▶ [RECORDS PROVIDED]:
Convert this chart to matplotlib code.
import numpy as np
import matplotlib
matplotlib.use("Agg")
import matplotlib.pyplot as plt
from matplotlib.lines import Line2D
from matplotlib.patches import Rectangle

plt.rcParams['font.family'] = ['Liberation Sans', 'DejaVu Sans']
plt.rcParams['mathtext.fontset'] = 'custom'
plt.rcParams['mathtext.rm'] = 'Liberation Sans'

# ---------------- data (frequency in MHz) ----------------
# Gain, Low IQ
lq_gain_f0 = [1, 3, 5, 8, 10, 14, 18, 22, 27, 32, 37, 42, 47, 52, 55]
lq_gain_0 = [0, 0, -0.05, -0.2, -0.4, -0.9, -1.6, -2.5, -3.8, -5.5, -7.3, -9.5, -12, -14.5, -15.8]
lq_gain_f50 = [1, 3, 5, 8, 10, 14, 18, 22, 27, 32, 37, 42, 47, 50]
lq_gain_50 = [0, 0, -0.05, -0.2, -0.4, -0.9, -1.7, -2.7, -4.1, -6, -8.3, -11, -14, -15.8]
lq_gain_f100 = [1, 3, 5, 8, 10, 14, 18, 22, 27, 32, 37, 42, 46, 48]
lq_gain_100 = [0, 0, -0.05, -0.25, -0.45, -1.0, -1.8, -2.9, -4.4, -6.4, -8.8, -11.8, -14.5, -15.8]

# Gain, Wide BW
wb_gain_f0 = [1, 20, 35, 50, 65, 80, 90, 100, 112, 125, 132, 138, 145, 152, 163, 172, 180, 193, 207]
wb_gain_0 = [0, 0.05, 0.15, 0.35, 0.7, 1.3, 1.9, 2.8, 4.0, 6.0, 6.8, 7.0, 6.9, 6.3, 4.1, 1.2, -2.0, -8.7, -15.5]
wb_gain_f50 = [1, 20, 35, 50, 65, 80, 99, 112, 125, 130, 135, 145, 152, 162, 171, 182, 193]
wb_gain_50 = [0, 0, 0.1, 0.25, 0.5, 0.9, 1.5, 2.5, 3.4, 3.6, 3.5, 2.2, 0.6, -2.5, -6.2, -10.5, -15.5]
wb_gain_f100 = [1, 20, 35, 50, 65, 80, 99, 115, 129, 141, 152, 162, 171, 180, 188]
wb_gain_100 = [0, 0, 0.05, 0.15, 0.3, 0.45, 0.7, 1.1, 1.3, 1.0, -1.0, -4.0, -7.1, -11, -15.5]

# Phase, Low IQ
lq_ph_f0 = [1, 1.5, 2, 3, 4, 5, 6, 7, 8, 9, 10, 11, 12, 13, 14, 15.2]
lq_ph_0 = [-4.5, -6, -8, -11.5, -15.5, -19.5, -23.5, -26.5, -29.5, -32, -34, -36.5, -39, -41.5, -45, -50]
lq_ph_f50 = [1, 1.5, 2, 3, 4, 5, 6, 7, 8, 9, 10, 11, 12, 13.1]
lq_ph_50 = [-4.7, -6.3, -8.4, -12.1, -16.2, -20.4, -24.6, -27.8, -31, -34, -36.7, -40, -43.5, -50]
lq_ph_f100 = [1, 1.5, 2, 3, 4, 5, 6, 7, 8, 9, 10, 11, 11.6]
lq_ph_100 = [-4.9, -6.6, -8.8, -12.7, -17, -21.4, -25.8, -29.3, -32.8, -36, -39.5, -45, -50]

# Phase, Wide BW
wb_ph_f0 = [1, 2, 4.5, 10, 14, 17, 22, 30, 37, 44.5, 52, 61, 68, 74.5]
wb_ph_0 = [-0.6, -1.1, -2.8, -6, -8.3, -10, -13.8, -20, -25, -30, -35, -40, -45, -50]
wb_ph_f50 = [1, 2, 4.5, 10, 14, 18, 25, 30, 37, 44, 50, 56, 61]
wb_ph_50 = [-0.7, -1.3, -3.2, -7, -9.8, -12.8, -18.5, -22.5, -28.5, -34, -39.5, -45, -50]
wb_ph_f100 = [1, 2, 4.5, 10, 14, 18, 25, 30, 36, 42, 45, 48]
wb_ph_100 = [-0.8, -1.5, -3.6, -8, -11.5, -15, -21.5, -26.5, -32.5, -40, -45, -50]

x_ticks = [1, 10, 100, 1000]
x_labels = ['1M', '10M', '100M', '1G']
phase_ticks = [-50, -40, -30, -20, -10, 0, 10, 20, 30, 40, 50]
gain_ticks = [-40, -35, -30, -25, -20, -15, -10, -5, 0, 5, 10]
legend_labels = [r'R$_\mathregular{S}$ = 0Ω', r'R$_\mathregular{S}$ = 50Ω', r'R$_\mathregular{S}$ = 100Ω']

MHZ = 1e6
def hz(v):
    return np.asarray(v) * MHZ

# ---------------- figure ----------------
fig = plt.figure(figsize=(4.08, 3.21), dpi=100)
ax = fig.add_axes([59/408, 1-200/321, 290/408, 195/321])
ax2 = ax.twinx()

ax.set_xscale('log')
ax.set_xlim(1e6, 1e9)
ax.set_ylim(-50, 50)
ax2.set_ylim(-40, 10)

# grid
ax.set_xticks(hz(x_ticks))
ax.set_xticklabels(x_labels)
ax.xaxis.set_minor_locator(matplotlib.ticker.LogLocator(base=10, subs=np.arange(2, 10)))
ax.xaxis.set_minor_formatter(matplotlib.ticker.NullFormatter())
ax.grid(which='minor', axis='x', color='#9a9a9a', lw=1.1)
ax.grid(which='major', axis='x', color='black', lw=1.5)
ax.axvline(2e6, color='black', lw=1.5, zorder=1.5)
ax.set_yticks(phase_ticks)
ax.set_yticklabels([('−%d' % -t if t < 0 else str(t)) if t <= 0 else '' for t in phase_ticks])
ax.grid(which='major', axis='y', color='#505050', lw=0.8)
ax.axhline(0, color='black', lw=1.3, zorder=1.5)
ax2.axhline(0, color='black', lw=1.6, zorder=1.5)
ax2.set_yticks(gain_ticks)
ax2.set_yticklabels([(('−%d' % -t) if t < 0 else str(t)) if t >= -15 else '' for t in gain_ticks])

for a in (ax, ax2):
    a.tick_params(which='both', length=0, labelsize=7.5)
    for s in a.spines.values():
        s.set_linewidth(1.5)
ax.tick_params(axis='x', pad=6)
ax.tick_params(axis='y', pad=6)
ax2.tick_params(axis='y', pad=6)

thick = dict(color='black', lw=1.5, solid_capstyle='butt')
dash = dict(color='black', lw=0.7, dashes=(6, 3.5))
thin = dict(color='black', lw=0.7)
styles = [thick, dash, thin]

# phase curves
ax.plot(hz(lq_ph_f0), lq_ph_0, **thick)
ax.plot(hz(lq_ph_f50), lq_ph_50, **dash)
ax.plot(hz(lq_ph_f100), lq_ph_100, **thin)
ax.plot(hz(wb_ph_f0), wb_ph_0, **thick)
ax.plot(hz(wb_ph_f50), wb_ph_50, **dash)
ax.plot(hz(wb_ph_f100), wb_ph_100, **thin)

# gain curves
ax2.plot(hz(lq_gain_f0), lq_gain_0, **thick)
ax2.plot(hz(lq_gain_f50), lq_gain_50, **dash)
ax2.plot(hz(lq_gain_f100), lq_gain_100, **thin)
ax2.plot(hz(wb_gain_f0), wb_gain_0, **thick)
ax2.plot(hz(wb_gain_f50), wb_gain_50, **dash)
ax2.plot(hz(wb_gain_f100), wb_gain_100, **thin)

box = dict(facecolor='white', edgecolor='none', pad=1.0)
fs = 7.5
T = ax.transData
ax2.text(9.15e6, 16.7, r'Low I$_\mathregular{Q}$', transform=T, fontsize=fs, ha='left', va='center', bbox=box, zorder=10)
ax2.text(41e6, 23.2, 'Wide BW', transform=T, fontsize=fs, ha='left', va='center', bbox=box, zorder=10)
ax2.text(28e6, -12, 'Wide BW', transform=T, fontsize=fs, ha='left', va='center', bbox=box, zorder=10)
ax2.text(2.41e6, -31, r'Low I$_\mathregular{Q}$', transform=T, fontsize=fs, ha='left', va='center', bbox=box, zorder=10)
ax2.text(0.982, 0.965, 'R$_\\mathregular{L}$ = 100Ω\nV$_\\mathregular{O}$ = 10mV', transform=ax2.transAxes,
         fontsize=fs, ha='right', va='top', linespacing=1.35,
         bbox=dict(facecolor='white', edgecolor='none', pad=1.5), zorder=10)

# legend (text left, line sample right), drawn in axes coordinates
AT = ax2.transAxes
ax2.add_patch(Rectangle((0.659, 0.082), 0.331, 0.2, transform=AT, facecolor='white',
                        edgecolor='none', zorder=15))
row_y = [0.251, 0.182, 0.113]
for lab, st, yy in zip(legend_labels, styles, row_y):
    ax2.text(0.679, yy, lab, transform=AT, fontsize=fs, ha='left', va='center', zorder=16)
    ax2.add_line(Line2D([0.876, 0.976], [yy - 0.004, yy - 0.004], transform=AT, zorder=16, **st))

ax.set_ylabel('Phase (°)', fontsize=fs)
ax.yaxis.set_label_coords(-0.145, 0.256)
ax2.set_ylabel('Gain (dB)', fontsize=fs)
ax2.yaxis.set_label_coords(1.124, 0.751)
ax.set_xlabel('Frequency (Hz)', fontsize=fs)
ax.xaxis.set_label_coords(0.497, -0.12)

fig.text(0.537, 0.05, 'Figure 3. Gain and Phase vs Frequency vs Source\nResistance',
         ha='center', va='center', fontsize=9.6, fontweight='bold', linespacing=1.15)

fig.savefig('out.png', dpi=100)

* * *

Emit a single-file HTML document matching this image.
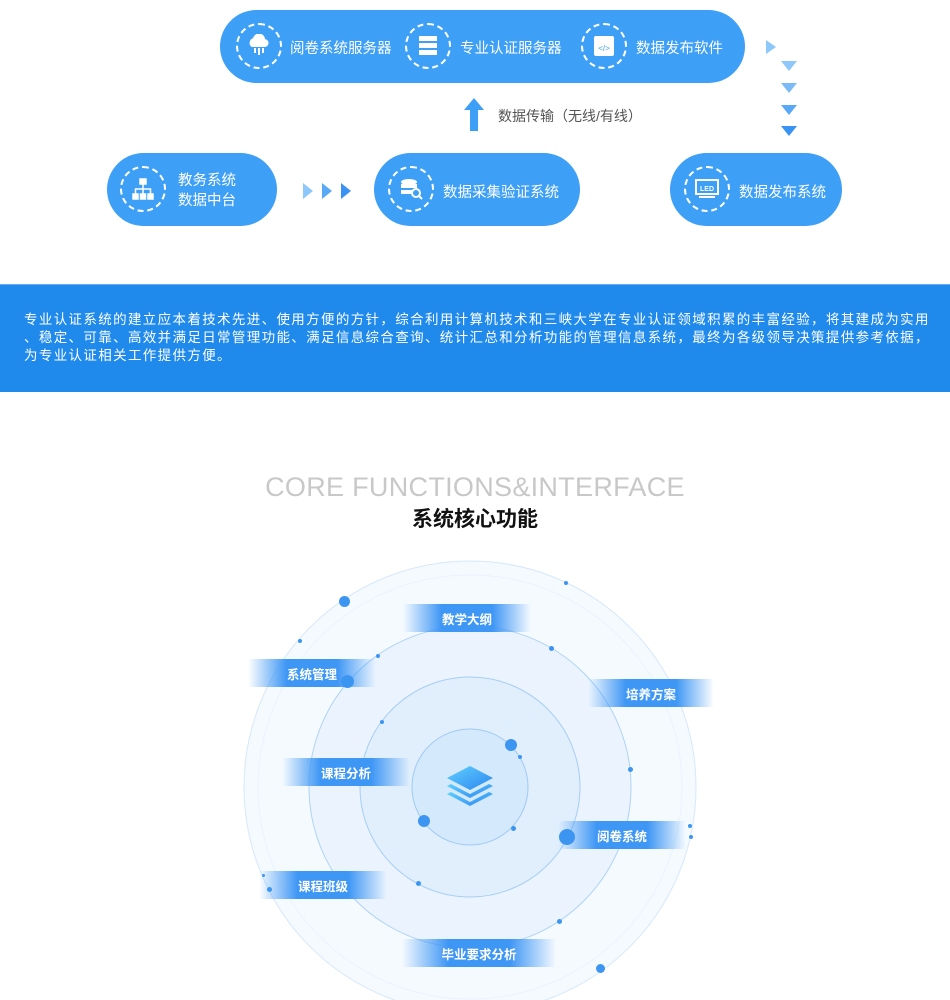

--

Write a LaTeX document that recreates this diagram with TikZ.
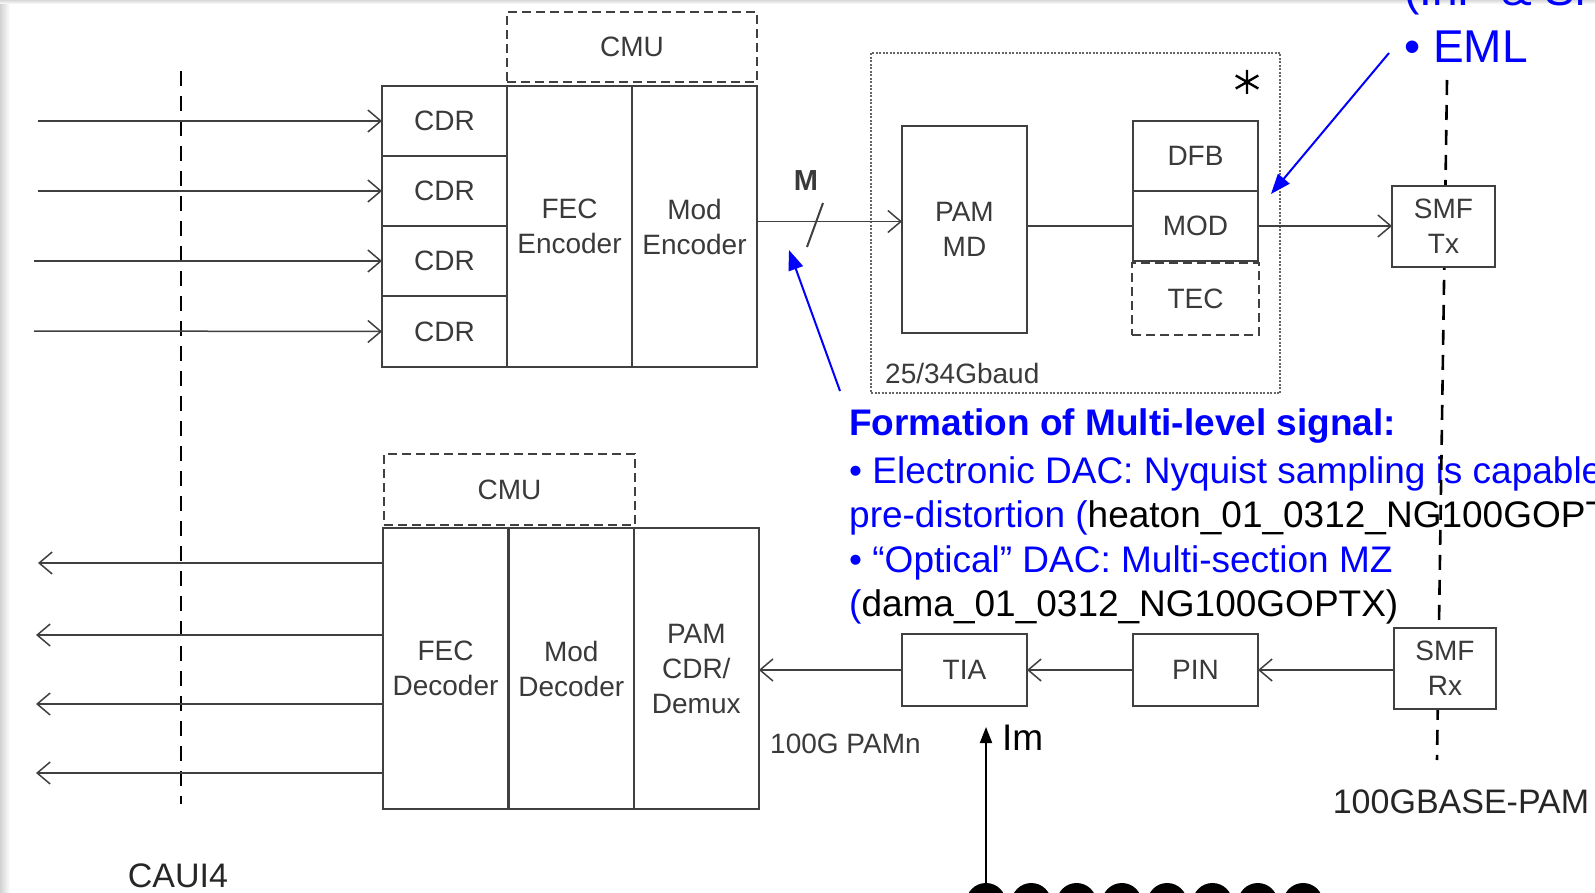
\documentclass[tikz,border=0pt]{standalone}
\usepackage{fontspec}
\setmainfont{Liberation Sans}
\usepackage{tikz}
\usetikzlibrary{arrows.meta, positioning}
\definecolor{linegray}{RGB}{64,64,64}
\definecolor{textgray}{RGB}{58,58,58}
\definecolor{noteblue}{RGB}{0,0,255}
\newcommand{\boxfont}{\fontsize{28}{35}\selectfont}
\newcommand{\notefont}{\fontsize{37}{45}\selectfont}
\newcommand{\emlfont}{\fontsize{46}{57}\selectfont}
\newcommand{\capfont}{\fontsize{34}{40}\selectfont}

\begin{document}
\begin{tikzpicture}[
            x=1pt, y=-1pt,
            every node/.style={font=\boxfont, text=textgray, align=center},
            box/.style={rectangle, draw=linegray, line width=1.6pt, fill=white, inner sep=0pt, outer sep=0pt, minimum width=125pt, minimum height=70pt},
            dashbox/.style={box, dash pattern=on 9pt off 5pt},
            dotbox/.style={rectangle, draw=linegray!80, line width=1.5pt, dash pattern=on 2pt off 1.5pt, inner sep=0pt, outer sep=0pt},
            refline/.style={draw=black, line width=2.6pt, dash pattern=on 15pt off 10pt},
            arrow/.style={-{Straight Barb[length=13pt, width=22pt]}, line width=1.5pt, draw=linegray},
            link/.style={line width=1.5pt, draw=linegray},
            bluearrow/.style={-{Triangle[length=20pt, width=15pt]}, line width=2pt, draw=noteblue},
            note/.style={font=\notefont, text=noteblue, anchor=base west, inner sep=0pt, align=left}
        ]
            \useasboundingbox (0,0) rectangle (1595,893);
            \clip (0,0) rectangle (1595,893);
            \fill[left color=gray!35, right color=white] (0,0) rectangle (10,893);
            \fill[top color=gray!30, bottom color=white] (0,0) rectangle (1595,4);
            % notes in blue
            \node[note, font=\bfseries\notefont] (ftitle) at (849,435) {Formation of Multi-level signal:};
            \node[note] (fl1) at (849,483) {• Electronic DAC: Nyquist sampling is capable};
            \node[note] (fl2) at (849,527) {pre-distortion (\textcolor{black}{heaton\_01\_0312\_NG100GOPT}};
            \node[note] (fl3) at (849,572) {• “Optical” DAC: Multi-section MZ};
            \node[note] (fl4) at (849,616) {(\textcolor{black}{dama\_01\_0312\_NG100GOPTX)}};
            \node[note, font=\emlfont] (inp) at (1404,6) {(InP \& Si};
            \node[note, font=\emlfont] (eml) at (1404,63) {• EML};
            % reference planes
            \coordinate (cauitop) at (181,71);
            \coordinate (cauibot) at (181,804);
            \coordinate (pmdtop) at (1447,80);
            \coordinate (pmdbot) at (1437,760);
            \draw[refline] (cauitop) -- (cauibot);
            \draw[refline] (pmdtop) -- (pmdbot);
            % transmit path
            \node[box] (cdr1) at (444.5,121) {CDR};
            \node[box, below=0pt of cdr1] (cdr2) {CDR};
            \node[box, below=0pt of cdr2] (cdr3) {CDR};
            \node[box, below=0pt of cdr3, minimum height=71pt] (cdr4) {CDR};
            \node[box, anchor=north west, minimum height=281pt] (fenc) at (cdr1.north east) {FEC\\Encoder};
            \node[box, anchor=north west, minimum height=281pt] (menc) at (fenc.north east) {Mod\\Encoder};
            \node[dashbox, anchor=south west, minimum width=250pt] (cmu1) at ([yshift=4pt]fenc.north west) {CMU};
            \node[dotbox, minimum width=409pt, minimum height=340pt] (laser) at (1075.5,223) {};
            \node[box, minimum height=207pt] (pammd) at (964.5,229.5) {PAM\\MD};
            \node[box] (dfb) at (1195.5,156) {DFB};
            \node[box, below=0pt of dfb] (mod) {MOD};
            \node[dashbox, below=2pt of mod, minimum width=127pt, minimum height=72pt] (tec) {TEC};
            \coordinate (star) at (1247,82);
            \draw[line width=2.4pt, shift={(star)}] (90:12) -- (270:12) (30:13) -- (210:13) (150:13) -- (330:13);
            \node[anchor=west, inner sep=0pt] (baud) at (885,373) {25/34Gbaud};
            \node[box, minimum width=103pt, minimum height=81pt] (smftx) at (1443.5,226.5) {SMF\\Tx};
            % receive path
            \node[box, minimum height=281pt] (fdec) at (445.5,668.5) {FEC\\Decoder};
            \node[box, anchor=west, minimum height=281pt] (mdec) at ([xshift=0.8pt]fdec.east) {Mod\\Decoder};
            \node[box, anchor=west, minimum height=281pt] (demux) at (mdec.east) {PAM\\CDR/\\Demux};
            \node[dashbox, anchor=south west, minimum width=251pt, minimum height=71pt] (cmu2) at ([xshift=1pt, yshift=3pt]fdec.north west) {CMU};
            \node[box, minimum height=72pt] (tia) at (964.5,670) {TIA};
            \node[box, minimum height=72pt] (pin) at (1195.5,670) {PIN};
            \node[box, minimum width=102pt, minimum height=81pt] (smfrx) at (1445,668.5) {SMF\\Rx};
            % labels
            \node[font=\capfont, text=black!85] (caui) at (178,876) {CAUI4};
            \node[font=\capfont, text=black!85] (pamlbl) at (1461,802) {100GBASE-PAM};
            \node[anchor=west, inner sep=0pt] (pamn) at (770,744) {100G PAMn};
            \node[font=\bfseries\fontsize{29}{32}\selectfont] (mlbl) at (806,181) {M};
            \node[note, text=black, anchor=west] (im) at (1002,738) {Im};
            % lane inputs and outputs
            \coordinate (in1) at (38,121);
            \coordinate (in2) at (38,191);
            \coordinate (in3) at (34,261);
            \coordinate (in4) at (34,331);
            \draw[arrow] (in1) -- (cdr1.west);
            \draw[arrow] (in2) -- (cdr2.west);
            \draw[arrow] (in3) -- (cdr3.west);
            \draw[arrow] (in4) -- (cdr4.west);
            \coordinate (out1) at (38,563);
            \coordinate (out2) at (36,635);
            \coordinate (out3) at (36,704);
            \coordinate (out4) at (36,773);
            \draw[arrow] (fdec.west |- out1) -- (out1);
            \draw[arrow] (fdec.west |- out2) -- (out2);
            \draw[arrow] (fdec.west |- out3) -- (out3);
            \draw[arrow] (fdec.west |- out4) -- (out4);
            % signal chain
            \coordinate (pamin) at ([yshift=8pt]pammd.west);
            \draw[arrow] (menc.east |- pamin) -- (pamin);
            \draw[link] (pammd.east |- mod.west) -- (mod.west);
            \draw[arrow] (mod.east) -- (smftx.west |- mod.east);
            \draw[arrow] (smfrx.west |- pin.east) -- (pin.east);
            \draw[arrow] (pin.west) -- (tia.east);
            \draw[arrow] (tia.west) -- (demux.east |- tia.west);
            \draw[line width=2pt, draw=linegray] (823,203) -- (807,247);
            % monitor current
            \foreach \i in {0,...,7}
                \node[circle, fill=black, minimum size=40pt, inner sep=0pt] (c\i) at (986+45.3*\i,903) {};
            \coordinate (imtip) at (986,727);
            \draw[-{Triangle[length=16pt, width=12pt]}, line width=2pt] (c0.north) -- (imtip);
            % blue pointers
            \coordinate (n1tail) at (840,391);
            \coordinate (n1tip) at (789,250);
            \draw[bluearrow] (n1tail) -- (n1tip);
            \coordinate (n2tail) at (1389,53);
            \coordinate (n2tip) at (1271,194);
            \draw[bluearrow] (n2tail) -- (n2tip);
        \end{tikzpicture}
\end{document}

▶ [THE TASK]: Extract, word for word, the line containing "Convert this chart to matplotlib code.", the line containing "plt.rcParams['mathtext.rm'] = 'Liberation", and every line between them.

▶ [OUTPUT BELOW]:
Convert this chart to matplotlib code.
import numpy as np
import matplotlib
matplotlib.use("Agg")
import matplotlib.pyplot as plt
from matplotlib.lines import Line2D
from matplotlib.patches import Rectangle

plt.rcParams['font.family'] = ['Liberation Sans', 'DejaVu Sans']
plt.rcParams['mathtext.fontset'] = 'custom'
plt.rcParams['mathtext.rm'] = 'Liberation Sans'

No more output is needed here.